--- SHORT EXERCISE ---
Word for word, quote all of the material, omitting the pictures.

++++ AVAILABLE DATA

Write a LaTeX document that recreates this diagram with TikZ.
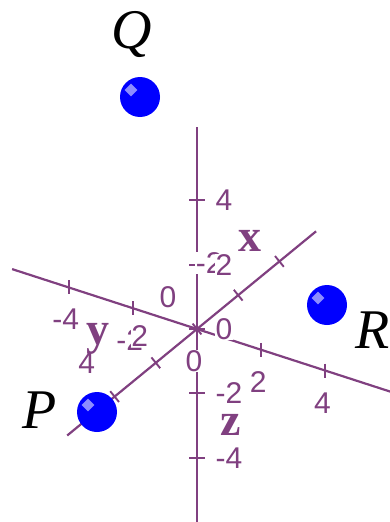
\documentclass[tikz,border=0pt]{standalone}
\usepackage{fontspec}
\setmainfont{Liberation Serif}
\newfontfamily\ticksans{Liberation Sans}
\usetikzlibrary{calc}
\definecolor{axispurple}{RGB}{128,64,128}
\definecolor{ballblue}{RGB}{0,0,255}

\begin{document}
\begin{tikzpicture}[
  x=1pt, y=-1pt,
  axis/.style={draw=axispurple, line width=2.2pt},
  tick/.style={draw=axispurple, line width=1.9pt},
  num/.style={text=axispurple, font=\ticksans\fontsize{30}{30}\selectfont, fill=white, inner sep=0.5pt},
  axname/.style={text=axispurple, font=\bfseries\fontsize{46}{46}\selectfont, inner sep=0pt},
  ball/.style={circle, fill=ballblue, minimum size=40pt, inner sep=0pt},
  shine/.style={rectangle, rotate=45, fill=blue!45!white, minimum size=9pt, inner sep=0pt},
  ptname/.style={font=\itshape\fontsize{56}{56}\selectfont, anchor=base, inner sep=0pt}
]
\useasboundingbox (0,0) rectangle (390,522);

% ---- AXES (3D frame) ----
\begin{scope}[shift={(197pt,-329pt)}, x={(-20.6pt,-16.9pt)}, y={(32.1pt,-10.4pt)}, z={(0pt,32.2pt)}]
  \coordinate (O) at (0,0,0);
  \coordinate (xend) at (-5.78,0,0); \coordinate (xstart) at (6.3,0,0);
  \coordinate (yend) at (0,-5.76,0); \coordinate (ystart) at (0,6.2,0);
  \coordinate (zend) at (0,0,6.27);  \coordinate (zstart) at (0,0,-6);
  \draw[axis] (xstart) -- (xend);
  \draw[axis] (yend) -- (ystart);
  \draw[axis] (zstart) -- (zend);

  % ticks
  \foreach \t in {-4,-2,0,2,4} {
    \draw[tick] (\t,0,0) ++(4.4pt,-5.4pt) -- ++(-8.8pt,10.8pt);
    \draw[tick] (0,\t,0) ++(0pt,7pt) -- ++(0pt,-14pt);
    \draw[tick] (0,0,\t) ++(-8pt,0pt) -- ++(16pt,0pt);
  }

  % y labels
  \foreach \t in {-4,-2,0,2,4}
    \node[num, xshift=-3pt] (ylab\t) at (0,\t,-1) {\t};
  % x labels
  \foreach \t/\dx/\dy in {0/-29/32, 2/-16/27, -2/-29/32, 4/-28/33}
    \node[num, xshift=\dx pt, yshift=\dy pt] (xlab\t) at (\t,0,0) {\t};
  % z labels
  \foreach \t in {-4,-2,0,2,4}
    \node[num, anchor=west, xshift=18pt] (zlab\t) at (0,0,\t) {\t};
\end{scope}

% ---- AXIS NAMES ----
\node[axname] (xname) at (250,241) {x};
\node[axname] (yname) at (98,339) {y};
\node[axname] (zname) at (231,425) {z};

% ---- POINTS ----
\node[ball] (ballQ) at (140,97) {};
\node[ball] (ballR) at (327,305) {};
\node[ball] (ballP) at (97,412) {};
\foreach \b in {ballQ, ballR, ballP}
  \node[shine] at ($(\b)+(-9,-7)$) {};

\node[ptname] (nameQ) at (132,48) {Q};
\node[ptname] (nameR) at (373,348) {R};
\node[ptname] (nameP) at (40,428) {P};
\end{tikzpicture}
\end{document}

++++++++

--- OUTPUT OF THE EXERCISE ---
Write a LaTeX document that recreates this diagram with TikZ.
\documentclass[tikz,border=0pt]{standalone}
\usepackage{fontspec}
\setmainfont{Liberation Serif}
\newfontfamily\ticksans{Liberation Sans}
\usetikzlibrary{calc}
\definecolor{axispurple}{RGB}{128,64,128}
\definecolor{ballblue}{RGB}{0,0,255}

\begin{document}
\begin{tikzpicture}[
  x=1pt, y=-1pt,
  axis/.style={draw=axispurple, line width=2.2pt},
  tick/.style={draw=axispurple, line width=1.9pt},
  num/.style={text=axispurple, font=\ticksans\fontsize{30}{30}\selectfont, fill=white, inner sep=0.5pt},
  axname/.style={text=axispurple, font=\bfseries\fontsize{46}{46}\selectfont, inner sep=0pt},
  ball/.style={circle, fill=ballblue, minimum size=40pt, inner sep=0pt},
  shine/.style={rectangle, rotate=45, fill=blue!45!white, minimum size=9pt, inner sep=0pt},
  ptname/.style={font=\itshape\fontsize{56}{56}\selectfont, anchor=base, inner sep=0pt}
]
\useasboundingbox (0,0) rectangle (390,522);

% ---- AXES (3D frame) ----
\begin{scope}[shift={(197pt,-329pt)}, x={(-20.6pt,-16.9pt)}, y={(32.1pt,-10.4pt)}, z={(0pt,32.2pt)}]
  \coordinate (O) at (0,0,0);
  \coordinate (xend) at (-5.78,0,0); \coordinate (xstart) at (6.3,0,0);
  \coordinate (yend) at (0,-5.76,0); \coordinate (ystart) at (0,6.2,0);
  \coordinate (zend) at (0,0,6.27);  \coordinate (zstart) at (0,0,-6);
  \draw[axis] (xstart) -- (xend);
  \draw[axis] (yend) -- (ystart);
  \draw[axis] (zstart) -- (zend);

  % ticks
  \foreach \t in {-4,-2,0,2,4} {
    \draw[tick] (\t,0,0) ++(4.4pt,-5.4pt) -- ++(-8.8pt,10.8pt);
    \draw[tick] (0,\t,0) ++(0pt,7pt) -- ++(0pt,-14pt);
    \draw[tick] (0,0,\t) ++(-8pt,0pt) -- ++(16pt,0pt);
  }

  % y labels
  \foreach \t in {-4,-2,0,2,4}
    \node[num, xshift=-3pt] (ylab\t) at (0,\t,-1) {\t};
  % x labels
  \foreach \t/\dx/\dy in {0/-29/32, 2/-16/27, -2/-29/32, 4/-28/33}
    \node[num, xshift=\dx pt, yshift=\dy pt] (xlab\t) at (\t,0,0) {\t};
  % z labels
  \foreach \t in {-4,-2,0,2,4}
    \node[num, anchor=west, xshift=18pt] (zlab\t) at (0,0,\t) {\t};
\end{scope}

% ---- AXIS NAMES ----
\node[axname] (xname) at (250,241) {x};
\node[axname] (yname) at (98,339) {y};
\node[axname] (zname) at (231,425) {z};

% ---- POINTS ----
\node[ball] (ballQ) at (140,97) {};
\node[ball] (ballR) at (327,305) {};
\node[ball] (ballP) at (97,412) {};
\foreach \b in {ballQ, ballR, ballP}
  \node[shine] at ($(\b)+(-9,-7)$) {};

\node[ptname] (nameQ) at (132,48) {Q};
\node[ptname] (nameR) at (373,348) {R};
\node[ptname] (nameP) at (40,428) {P};
\end{tikzpicture}
\end{document}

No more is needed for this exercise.